Write out the whole listing, matching it exactly.

### Excerpted records ###

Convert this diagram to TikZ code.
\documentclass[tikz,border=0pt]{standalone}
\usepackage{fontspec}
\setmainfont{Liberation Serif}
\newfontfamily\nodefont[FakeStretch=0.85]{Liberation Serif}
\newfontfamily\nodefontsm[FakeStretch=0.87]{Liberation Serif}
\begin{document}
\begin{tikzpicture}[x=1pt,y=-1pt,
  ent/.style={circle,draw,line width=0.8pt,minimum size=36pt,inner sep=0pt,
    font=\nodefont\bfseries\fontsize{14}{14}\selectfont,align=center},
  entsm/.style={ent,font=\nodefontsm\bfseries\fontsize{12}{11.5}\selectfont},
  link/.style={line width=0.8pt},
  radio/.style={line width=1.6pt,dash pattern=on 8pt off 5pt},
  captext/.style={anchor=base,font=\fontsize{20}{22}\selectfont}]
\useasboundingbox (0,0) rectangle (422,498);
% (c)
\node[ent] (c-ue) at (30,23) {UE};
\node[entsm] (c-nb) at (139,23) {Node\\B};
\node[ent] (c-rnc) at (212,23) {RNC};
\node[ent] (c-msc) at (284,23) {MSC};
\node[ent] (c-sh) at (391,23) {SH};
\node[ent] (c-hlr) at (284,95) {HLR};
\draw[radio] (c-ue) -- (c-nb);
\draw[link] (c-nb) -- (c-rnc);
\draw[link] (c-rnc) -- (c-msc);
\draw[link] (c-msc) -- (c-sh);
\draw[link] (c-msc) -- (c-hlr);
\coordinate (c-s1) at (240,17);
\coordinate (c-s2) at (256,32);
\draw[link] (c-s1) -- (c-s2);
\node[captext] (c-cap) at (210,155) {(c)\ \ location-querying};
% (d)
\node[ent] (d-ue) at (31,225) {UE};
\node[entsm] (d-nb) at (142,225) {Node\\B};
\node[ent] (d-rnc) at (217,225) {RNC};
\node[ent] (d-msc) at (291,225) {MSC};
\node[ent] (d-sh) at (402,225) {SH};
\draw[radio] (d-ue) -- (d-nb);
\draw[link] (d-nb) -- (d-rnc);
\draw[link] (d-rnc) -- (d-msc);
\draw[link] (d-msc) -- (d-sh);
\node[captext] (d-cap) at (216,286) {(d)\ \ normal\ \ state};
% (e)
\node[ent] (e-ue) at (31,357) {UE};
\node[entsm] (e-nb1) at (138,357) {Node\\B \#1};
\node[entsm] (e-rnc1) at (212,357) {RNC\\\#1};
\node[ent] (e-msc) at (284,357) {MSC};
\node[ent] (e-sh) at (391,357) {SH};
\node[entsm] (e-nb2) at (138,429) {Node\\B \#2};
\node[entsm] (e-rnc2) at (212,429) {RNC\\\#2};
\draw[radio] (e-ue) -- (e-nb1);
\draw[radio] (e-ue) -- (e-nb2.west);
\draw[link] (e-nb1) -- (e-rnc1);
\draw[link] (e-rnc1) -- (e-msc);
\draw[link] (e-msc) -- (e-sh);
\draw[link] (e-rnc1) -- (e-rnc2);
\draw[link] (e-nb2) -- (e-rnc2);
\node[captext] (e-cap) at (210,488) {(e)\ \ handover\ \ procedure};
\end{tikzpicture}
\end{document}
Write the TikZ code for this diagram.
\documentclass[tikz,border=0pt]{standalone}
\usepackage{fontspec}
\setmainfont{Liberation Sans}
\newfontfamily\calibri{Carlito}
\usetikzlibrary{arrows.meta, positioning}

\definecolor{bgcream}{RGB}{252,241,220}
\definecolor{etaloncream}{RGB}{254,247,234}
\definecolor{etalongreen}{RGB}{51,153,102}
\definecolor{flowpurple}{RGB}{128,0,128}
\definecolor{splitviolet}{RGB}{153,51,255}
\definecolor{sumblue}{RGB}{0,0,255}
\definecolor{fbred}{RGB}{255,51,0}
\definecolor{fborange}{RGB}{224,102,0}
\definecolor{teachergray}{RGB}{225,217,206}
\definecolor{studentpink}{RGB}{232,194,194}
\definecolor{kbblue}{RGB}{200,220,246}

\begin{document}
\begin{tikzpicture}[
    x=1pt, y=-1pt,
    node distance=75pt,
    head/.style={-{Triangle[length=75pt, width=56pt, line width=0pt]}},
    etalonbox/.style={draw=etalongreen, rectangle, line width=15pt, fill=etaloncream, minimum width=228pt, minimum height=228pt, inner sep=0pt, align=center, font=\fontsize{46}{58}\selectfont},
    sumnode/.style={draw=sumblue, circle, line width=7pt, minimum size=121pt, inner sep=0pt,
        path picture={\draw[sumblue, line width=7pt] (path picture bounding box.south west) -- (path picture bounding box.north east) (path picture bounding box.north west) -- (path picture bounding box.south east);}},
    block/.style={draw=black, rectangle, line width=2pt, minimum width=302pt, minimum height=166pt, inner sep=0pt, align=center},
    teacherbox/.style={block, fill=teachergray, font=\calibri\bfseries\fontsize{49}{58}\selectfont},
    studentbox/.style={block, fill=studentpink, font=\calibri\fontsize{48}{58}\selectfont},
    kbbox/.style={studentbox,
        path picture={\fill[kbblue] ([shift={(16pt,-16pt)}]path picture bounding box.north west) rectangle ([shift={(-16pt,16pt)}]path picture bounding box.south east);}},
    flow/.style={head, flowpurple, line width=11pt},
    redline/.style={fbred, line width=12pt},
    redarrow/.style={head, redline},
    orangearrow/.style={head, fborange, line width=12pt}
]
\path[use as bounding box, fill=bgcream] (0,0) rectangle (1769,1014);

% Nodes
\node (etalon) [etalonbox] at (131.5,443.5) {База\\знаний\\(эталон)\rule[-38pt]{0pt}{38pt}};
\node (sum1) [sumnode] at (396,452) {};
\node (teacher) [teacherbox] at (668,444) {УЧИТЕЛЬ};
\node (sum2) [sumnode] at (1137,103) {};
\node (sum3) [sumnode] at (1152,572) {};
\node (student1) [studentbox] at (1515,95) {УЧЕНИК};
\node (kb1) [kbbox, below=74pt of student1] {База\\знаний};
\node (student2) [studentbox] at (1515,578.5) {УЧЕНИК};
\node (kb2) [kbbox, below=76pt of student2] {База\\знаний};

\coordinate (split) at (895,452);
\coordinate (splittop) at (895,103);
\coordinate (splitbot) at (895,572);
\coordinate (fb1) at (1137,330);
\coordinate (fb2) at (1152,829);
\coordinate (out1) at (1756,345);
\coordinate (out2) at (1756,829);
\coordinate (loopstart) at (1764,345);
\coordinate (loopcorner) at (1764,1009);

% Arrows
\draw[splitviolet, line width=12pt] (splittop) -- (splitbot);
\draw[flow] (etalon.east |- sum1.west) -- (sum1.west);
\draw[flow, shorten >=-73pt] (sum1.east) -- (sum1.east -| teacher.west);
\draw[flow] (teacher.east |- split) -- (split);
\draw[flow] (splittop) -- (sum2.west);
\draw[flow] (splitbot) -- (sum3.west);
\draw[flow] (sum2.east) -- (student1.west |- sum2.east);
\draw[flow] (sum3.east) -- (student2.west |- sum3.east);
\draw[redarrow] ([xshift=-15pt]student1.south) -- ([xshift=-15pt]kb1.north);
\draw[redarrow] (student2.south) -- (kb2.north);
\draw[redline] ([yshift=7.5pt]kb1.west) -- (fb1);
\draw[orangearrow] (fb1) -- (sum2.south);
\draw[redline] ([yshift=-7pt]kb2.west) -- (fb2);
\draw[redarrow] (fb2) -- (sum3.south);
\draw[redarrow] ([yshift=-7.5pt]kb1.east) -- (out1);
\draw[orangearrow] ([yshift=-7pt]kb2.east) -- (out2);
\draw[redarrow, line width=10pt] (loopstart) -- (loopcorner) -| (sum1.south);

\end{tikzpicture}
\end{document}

###

Correct result:
Convert this diagram to TikZ code.
\documentclass[tikz,border=0pt]{standalone}
\usepackage{fontspec}
\setmainfont{Liberation Serif}
\newfontfamily\nodefont[FakeStretch=0.85]{Liberation Serif}
\newfontfamily\nodefontsm[FakeStretch=0.87]{Liberation Serif}
\begin{document}
\begin{tikzpicture}[x=1pt,y=-1pt,
  ent/.style={circle,draw,line width=0.8pt,minimum size=36pt,inner sep=0pt,
    font=\nodefont\bfseries\fontsize{14}{14}\selectfont,align=center},
  entsm/.style={ent,font=\nodefontsm\bfseries\fontsize{12}{11.5}\selectfont},
  link/.style={line width=0.8pt},
  radio/.style={line width=1.6pt,dash pattern=on 8pt off 5pt},
  captext/.style={anchor=base,font=\fontsize{20}{22}\selectfont}]
\useasboundingbox (0,0) rectangle (422,498);
% (c)
\node[ent] (c-ue) at (30,23) {UE};
\node[entsm] (c-nb) at (139,23) {Node\\B};
\node[ent] (c-rnc) at (212,23) {RNC};
\node[ent] (c-msc) at (284,23) {MSC};
\node[ent] (c-sh) at (391,23) {SH};
\node[ent] (c-hlr) at (284,95) {HLR};
\draw[radio] (c-ue) -- (c-nb);
\draw[link] (c-nb) -- (c-rnc);
\draw[link] (c-rnc) -- (c-msc);
\draw[link] (c-msc) -- (c-sh);
\draw[link] (c-msc) -- (c-hlr);
\coordinate (c-s1) at (240,17);
\coordinate (c-s2) at (256,32);
\draw[link] (c-s1) -- (c-s2);
\node[captext] (c-cap) at (210,155) {(c)\ \ location-querying};
% (d)
\node[ent] (d-ue) at (31,225) {UE};
\node[entsm] (d-nb) at (142,225) {Node\\B};
\node[ent] (d-rnc) at (217,225) {RNC};
\node[ent] (d-msc) at (291,225) {MSC};
\node[ent] (d-sh) at (402,225) {SH};
\draw[radio] (d-ue) -- (d-nb);
\draw[link] (d-nb) -- (d-rnc);
\draw[link] (d-rnc) -- (d-msc);
\draw[link] (d-msc) -- (d-sh);
\node[captext] (d-cap) at (216,286) {(d)\ \ normal\ \ state};
% (e)
\node[ent] (e-ue) at (31,357) {UE};
\node[entsm] (e-nb1) at (138,357) {Node\\B \#1};
\node[entsm] (e-rnc1) at (212,357) {RNC\\\#1};
\node[ent] (e-msc) at (284,357) {MSC};
\node[ent] (e-sh) at (391,357) {SH};
\node[entsm] (e-nb2) at (138,429) {Node\\B \#2};
\node[entsm] (e-rnc2) at (212,429) {RNC\\\#2};
\draw[radio] (e-ue) -- (e-nb1);
\draw[radio] (e-ue) -- (e-nb2.west);
\draw[link] (e-nb1) -- (e-rnc1);
\draw[link] (e-rnc1) -- (e-msc);
\draw[link] (e-msc) -- (e-sh);
\draw[link] (e-rnc1) -- (e-rnc2);
\draw[link] (e-nb2) -- (e-rnc2);
\node[captext] (e-cap) at (210,488) {(e)\ \ handover\ \ procedure};
\end{tikzpicture}
\end{document}
Write the TikZ code for this diagram.
\documentclass[tikz,border=0pt]{standalone}
\usepackage{fontspec}
\setmainfont{Liberation Sans}
\newfontfamily\calibri{Carlito}
\usetikzlibrary{arrows.meta, positioning}

\definecolor{bgcream}{RGB}{252,241,220}
\definecolor{etaloncream}{RGB}{254,247,234}
\definecolor{etalongreen}{RGB}{51,153,102}
\definecolor{flowpurple}{RGB}{128,0,128}
\definecolor{splitviolet}{RGB}{153,51,255}
\definecolor{sumblue}{RGB}{0,0,255}
\definecolor{fbred}{RGB}{255,51,0}
\definecolor{fborange}{RGB}{224,102,0}
\definecolor{teachergray}{RGB}{225,217,206}
\definecolor{studentpink}{RGB}{232,194,194}
\definecolor{kbblue}{RGB}{200,220,246}

\begin{document}
\begin{tikzpicture}[
    x=1pt, y=-1pt,
    node distance=75pt,
    head/.style={-{Triangle[length=75pt, width=56pt, line width=0pt]}},
    etalonbox/.style={draw=etalongreen, rectangle, line width=15pt, fill=etaloncream, minimum width=228pt, minimum height=228pt, inner sep=0pt, align=center, font=\fontsize{46}{58}\selectfont},
    sumnode/.style={draw=sumblue, circle, line width=7pt, minimum size=121pt, inner sep=0pt,
        path picture={\draw[sumblue, line width=7pt] (path picture bounding box.south west) -- (path picture bounding box.north east) (path picture bounding box.north west) -- (path picture bounding box.south east);}},
    block/.style={draw=black, rectangle, line width=2pt, minimum width=302pt, minimum height=166pt, inner sep=0pt, align=center},
    teacherbox/.style={block, fill=teachergray, font=\calibri\bfseries\fontsize{49}{58}\selectfont},
    studentbox/.style={block, fill=studentpink, font=\calibri\fontsize{48}{58}\selectfont},
    kbbox/.style={studentbox,
        path picture={\fill[kbblue] ([shift={(16pt,-16pt)}]path picture bounding box.north west) rectangle ([shift={(-16pt,16pt)}]path picture bounding box.south east);}},
    flow/.style={head, flowpurple, line width=11pt},
    redline/.style={fbred, line width=12pt},
    redarrow/.style={head, redline},
    orangearrow/.style={head, fborange, line width=12pt}
]
\path[use as bounding box, fill=bgcream] (0,0) rectangle (1769,1014);

% Nodes
\node (etalon) [etalonbox] at (131.5,443.5) {База\\знаний\\(эталон)\rule[-38pt]{0pt}{38pt}};
\node (sum1) [sumnode] at (396,452) {};
\node (teacher) [teacherbox] at (668,444) {УЧИТЕЛЬ};
\node (sum2) [sumnode] at (1137,103) {};
\node (sum3) [sumnode] at (1152,572) {};
\node (student1) [studentbox] at (1515,95) {УЧЕНИК};
\node (kb1) [kbbox, below=74pt of student1] {База\\знаний};
\node (student2) [studentbox] at (1515,578.5) {УЧЕНИК};
\node (kb2) [kbbox, below=76pt of student2] {База\\знаний};

\coordinate (split) at (895,452);
\coordinate (splittop) at (895,103);
\coordinate (splitbot) at (895,572);
\coordinate (fb1) at (1137,330);
\coordinate (fb2) at (1152,829);
\coordinate (out1) at (1756,345);
\coordinate (out2) at (1756,829);
\coordinate (loopstart) at (1764,345);
\coordinate (loopcorner) at (1764,1009);

% Arrows
\draw[splitviolet, line width=12pt] (splittop) -- (splitbot);
\draw[flow] (etalon.east |- sum1.west) -- (sum1.west);
\draw[flow, shorten >=-73pt] (sum1.east) -- (sum1.east -| teacher.west);
\draw[flow] (teacher.east |- split) -- (split);
\draw[flow] (splittop) -- (sum2.west);
\draw[flow] (splitbot) -- (sum3.west);
\draw[flow] (sum2.east) -- (student1.west |- sum2.east);
\draw[flow] (sum3.east) -- (student2.west |- sum3.east);
\draw[redarrow] ([xshift=-15pt]student1.south) -- ([xshift=-15pt]kb1.north);
\draw[redarrow] (student2.south) -- (kb2.north);
\draw[redline] ([yshift=7.5pt]kb1.west) -- (fb1);
\draw[orangearrow] (fb1) -- (sum2.south);
\draw[redline] ([yshift=-7pt]kb2.west) -- (fb2);
\draw[redarrow] (fb2) -- (sum3.south);
\draw[redarrow] ([yshift=-7.5pt]kb1.east) -- (out1);
\draw[orangearrow] ([yshift=-7pt]kb2.east) -- (out2);
\draw[redarrow, line width=10pt] (loopstart) -- (loopcorner) -| (sum1.south);

\end{tikzpicture}
\end{document}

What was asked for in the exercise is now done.